[Start]

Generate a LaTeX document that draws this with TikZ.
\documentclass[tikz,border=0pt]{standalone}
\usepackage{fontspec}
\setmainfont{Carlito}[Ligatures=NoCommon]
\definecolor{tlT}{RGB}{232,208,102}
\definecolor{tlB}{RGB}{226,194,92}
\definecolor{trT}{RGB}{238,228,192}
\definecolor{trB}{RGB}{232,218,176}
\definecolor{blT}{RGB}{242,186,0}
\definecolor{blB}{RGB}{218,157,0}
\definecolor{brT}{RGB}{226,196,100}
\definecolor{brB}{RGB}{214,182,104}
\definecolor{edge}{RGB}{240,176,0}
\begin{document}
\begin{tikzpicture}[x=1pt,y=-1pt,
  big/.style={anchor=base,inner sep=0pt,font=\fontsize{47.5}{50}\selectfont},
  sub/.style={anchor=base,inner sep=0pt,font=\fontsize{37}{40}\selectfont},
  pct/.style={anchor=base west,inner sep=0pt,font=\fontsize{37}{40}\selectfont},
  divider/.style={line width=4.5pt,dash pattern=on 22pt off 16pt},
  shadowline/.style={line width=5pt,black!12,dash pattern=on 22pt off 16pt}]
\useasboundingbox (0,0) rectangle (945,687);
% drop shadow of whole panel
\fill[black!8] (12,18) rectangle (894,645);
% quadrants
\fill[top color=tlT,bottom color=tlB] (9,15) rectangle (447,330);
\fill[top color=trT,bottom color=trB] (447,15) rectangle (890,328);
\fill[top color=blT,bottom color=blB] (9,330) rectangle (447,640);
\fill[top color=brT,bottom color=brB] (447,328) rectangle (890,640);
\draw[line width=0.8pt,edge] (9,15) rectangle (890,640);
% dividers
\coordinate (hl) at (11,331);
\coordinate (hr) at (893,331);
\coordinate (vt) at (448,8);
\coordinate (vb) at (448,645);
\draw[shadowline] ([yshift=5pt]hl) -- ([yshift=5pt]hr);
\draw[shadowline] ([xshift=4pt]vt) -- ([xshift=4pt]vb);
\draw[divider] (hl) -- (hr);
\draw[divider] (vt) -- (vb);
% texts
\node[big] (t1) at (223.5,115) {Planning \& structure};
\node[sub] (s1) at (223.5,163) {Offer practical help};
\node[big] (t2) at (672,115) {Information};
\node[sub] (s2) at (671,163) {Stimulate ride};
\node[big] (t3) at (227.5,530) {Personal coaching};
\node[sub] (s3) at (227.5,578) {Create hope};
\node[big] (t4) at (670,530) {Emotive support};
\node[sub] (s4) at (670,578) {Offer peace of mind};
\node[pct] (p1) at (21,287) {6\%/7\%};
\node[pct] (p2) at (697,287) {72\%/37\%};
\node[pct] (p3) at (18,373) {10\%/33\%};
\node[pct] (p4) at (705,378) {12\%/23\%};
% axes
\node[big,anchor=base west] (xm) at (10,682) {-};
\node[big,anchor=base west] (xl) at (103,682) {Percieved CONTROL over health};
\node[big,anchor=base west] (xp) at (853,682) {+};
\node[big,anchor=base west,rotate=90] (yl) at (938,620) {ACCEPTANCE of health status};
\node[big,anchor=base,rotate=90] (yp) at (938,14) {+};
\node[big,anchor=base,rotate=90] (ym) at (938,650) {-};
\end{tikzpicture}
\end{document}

[End]

:: THE REQUEST ::
Copy all of the data exactly.

:: FULL SOLUTION ::
Generate a LaTeX document that draws this with TikZ.
\documentclass[tikz,border=0pt]{standalone}
\usepackage{fontspec}
\setmainfont{Carlito}[Ligatures=NoCommon]
\definecolor{tlT}{RGB}{232,208,102}
\definecolor{tlB}{RGB}{226,194,92}
\definecolor{trT}{RGB}{238,228,192}
\definecolor{trB}{RGB}{232,218,176}
\definecolor{blT}{RGB}{242,186,0}
\definecolor{blB}{RGB}{218,157,0}
\definecolor{brT}{RGB}{226,196,100}
\definecolor{brB}{RGB}{214,182,104}
\definecolor{edge}{RGB}{240,176,0}
\begin{document}
\begin{tikzpicture}[x=1pt,y=-1pt,
  big/.style={anchor=base,inner sep=0pt,font=\fontsize{47.5}{50}\selectfont},
  sub/.style={anchor=base,inner sep=0pt,font=\fontsize{37}{40}\selectfont},
  pct/.style={anchor=base west,inner sep=0pt,font=\fontsize{37}{40}\selectfont},
  divider/.style={line width=4.5pt,dash pattern=on 22pt off 16pt},
  shadowline/.style={line width=5pt,black!12,dash pattern=on 22pt off 16pt}]
\useasboundingbox (0,0) rectangle (945,687);
% drop shadow of whole panel
\fill[black!8] (12,18) rectangle (894,645);
% quadrants
\fill[top color=tlT,bottom color=tlB] (9,15) rectangle (447,330);
\fill[top color=trT,bottom color=trB] (447,15) rectangle (890,328);
\fill[top color=blT,bottom color=blB] (9,330) rectangle (447,640);
\fill[top color=brT,bottom color=brB] (447,328) rectangle (890,640);
\draw[line width=0.8pt,edge] (9,15) rectangle (890,640);
% dividers
\coordinate (hl) at (11,331);
\coordinate (hr) at (893,331);
\coordinate (vt) at (448,8);
\coordinate (vb) at (448,645);
\draw[shadowline] ([yshift=5pt]hl) -- ([yshift=5pt]hr);
\draw[shadowline] ([xshift=4pt]vt) -- ([xshift=4pt]vb);
\draw[divider] (hl) -- (hr);
\draw[divider] (vt) -- (vb);
% texts
\node[big] (t1) at (223.5,115) {Planning \& structure};
\node[sub] (s1) at (223.5,163) {Offer practical help};
\node[big] (t2) at (672,115) {Information};
\node[sub] (s2) at (671,163) {Stimulate ride};
\node[big] (t3) at (227.5,530) {Personal coaching};
\node[sub] (s3) at (227.5,578) {Create hope};
\node[big] (t4) at (670,530) {Emotive support};
\node[sub] (s4) at (670,578) {Offer peace of mind};
\node[pct] (p1) at (21,287) {6\%/7\%};
\node[pct] (p2) at (697,287) {72\%/37\%};
\node[pct] (p3) at (18,373) {10\%/33\%};
\node[pct] (p4) at (705,378) {12\%/23\%};
% axes
\node[big,anchor=base west] (xm) at (10,682) {-};
\node[big,anchor=base west] (xl) at (103,682) {Percieved CONTROL over health};
\node[big,anchor=base west] (xp) at (853,682) {+};
\node[big,anchor=base west,rotate=90] (yl) at (938,620) {ACCEPTANCE of health status};
\node[big,anchor=base,rotate=90] (yp) at (938,14) {+};
\node[big,anchor=base,rotate=90] (ym) at (938,650) {-};
\end{tikzpicture}
\end{document}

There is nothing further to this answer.